Many have criticized this system, including Julian Castro, another Democratic candidate, who has argued that an increasingly diverse Democratic Party should not have its nominations so strongly influenced by two overwhelmingly white states. Others have argued that it is unfair for a cluster of early states to always play such a big role in presidential nominations. But in terms of campaign strategies, presidential candidates have to run in the system that exists, not the system they wished existed. Iowa, New Hampshire, and the other early states cannot be skipped for the simple reason that they cast the very first ballots in presidential nomination contests.
This is such an elementary fact of presidential nomination politics that it almost doesn’t bear repeating; it’s a bit like asking someone if they realize that they’re breathing oxygen, or that the sky is blue. And yet, on rare occasions presidential candidates need to be reminded of this fact. And this is one of those occasions.
Here is what will happen in the early states.
Someone will win in Iowa, and someone will win in New Hampshire. Other candidates will place second and third. Depending on who these candidates are, and how expected or unexpected their performance is, some of those best-performing candidates will move on to Nevada and South Carolina. Throughout this stage of the nomination contest, the sprawling primary contest, which has seen dozens of candidates and would-be candidates shuttling around the country from early states to debates to candidate forums to TV studios, will come to focus on two or possibly as many as three or even four candidates, and the press coverage will reflect that fact. For millions of Americans who do not follow politics at all closely, the first things they learn about the Democratic nomination contest is who is winning and who is beating expectations in the early states.
And that will be the case no matter how the contest shapes up. Perhaps 2020 will be like 2004, when John Kerry won Iowa and New Hampshire and the race wrapped up quickly. Perhaps it will be like 2008, when the race narrowed down to Barack Obama and Hillary Clinton, who then battled it out to the last primary. Perhaps it will be like 1992, where Bill Clinton’s second-place finish in New Hampshire revived his candidacy but Paul Tsongas and Jerry Brown still continued their campaigns well into the primary season. Perhaps it will be like 2000, when John McCain gave George W. Bush an early scare but Bush quickly recovered. Or perhaps 2020 will see a split decision among the early states, with three or even four candidates all doing well enough to be plausible nominees.

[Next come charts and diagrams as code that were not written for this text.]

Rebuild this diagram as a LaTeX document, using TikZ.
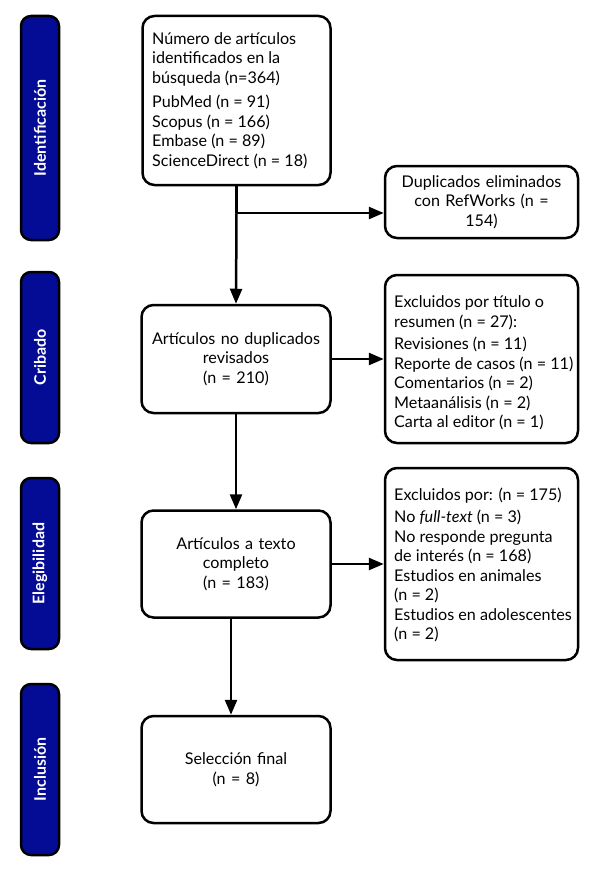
\documentclass[tikz,border=0pt]{standalone}
\usepackage{fontspec}
\setmainfont{Lato}
\usetikzlibrary{arrows.meta}
\definecolor{phaseblue}{RGB}{4,12,150}
\begin{document}
\begin{tikzpicture}[x=1bp,y=-1bp,
  txt/.style={font=\fontsize{16.2}{19.6}\selectfont},
  box/.style={draw=black, line width=2.5bp, rounded corners=12bp, fill=white,
    inner sep=0pt, txt},
  cbox/.style={box, text width=#1, align=center},
  ltext/.style={anchor=west, align=left, inner sep=0pt, txt},
  phase/.style={draw=black, line width=2.5bp, fill=phaseblue, rounded corners=10bp,
    text=white, font=\bfseries\fontsize{16}{18}\selectfont, rotate=90,
    minimum height=38bp, inner sep=0pt},
  arr/.style={line width=2.5bp, -{Triangle[length=15bp,width=12bp]}},
  ln/.style={line width=2.5bp}
]
\useasboundingbox (0,0) rectangle (600,875);

% phase bars
\node[phase, minimum width=224bp] (p1) at (40,128) {Identificación};
\node[phase, minimum width=171bp] (p2) at (40,357.5) {Cribado};
\node[phase, minimum width=171bp] (p3) at (40,563.5) {Elegibilidad};
\node[phase, minimum width=171bp] (p4) at (40,769.5) {Inclusión};

% main boxes
\node[box, minimum width=188bp, minimum height=169bp] (b1) at (236.5,100.5) {};
\node[ltext] (t1) at (152,100.5)
  {Número de artículos\\identificados en la\\búsqueda (n=364)\\[5bp]PubMed (n = 91)\\Scopus (n = 166)\\Embase (n = 89)\\ScienceDirect (n = 18)};
\node[cbox=189bp, minimum height=108bp] (b2) at (236,359)
  {Artículos no duplicados\\revisados\\(n = 210)};
\node[cbox=189bp, minimum height=107bp] (b3) at (236,564)
  {Artículos a texto\\completo\\(n = 183)};
\node[cbox=189bp, minimum height=107bp] (b4) at (236,769.5)
  {Selección final\\(n = 8)};

% side boxes
\node[cbox=193bp, minimum height=72bp] (dup) at (481.5,202)
  {Duplicados eliminados\\con RefWorks (n =\\154)};
\node[box, minimum width=193bp, minimum height=168bp] (e1) at (481.5,359) {};
\node[ltext] (t2) at (394,363)
  {Excluidos por título o\\resumen (n = 27):\\[3bp]Revisiones (n = 11)\\Reporte de casos (n = 11)\\Comentarios (n = 2)\\Metaanálisis (n = 2)\\Carta al editor (n = 1)};
\node[box, minimum width=193bp, minimum height=192bp] (e2) at (481.5,564) {};
\node[ltext] (t3) at (394,565)
  {Excluidos por: (n = 175)\\[3bp]No \textit{full-text} (n = 3)\\No responde pregunta\\de interés (n = 168)\\Estudios en animales\\(n = 2)\\Estudios en adolescentes\\(n = 2)};

% connectors
\coordinate (j) at (b1.south |- 0,213);
\draw[ln] (b1.south) -- (j);
\draw[arr] (j) -- (b2.north);
\draw[arr] (j) -- (dup.west |- j);
\draw[arr] (b2) -- (e1);
\draw[arr] (b2) -- (b3);
\draw[arr] (b3) -- (e2);
\draw[arr] ([xshift=-5bp]b3.south) -- ([xshift=-5bp]b4.north);
\end{tikzpicture}
\end{document}
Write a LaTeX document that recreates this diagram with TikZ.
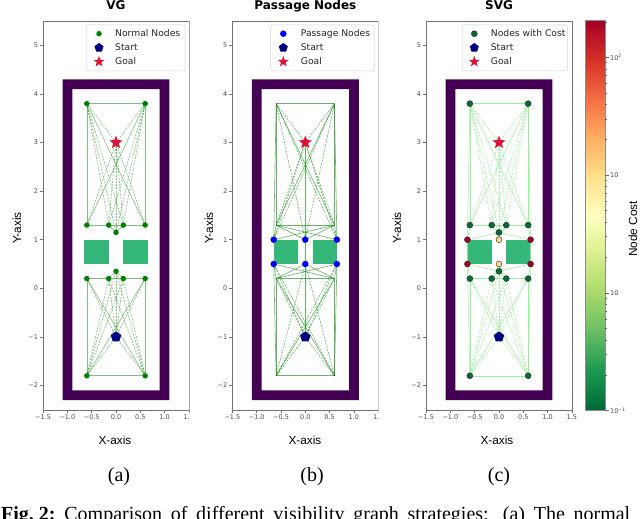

In any case, the results of these early contests will dominate election coverage through the South Carolina primary. Super Tuesday will take place just three days after that. When is Mike Bloomberg supposed to gain traction? If someone sweeps the first four states, what is the argument to vote for Bloomberg instead of the dominant candidate? If there’s a heated contest between two or three or four candidates, how will Bloomberg inject himself into the mix without looking like a Johnny-come-lately? Yes, Bloomberg’s current ad spending has allowed him to register in the high single-digits in national primary polls. But there is no national primary, and advertising effects are fleeting; he will have to spend at the same rate just to avoid losing ground between now and Super Tuesday. It’s tough to see how this ends with Bloomberg, rather than one of the other candidates, winning the Democratic nomination.
Whatever one thinks about the process by which American parties choose their nominees for president, it tends to result in the leaders of the early contests dominating media coverage. They’re helped in this by media outlets’ desire to have an unwieldly field of candidates winnowed down to a manageable number competing against each other in a race with a clear narrative. Perhaps 2020 will be different, but I wouldn’t bet the rent on it.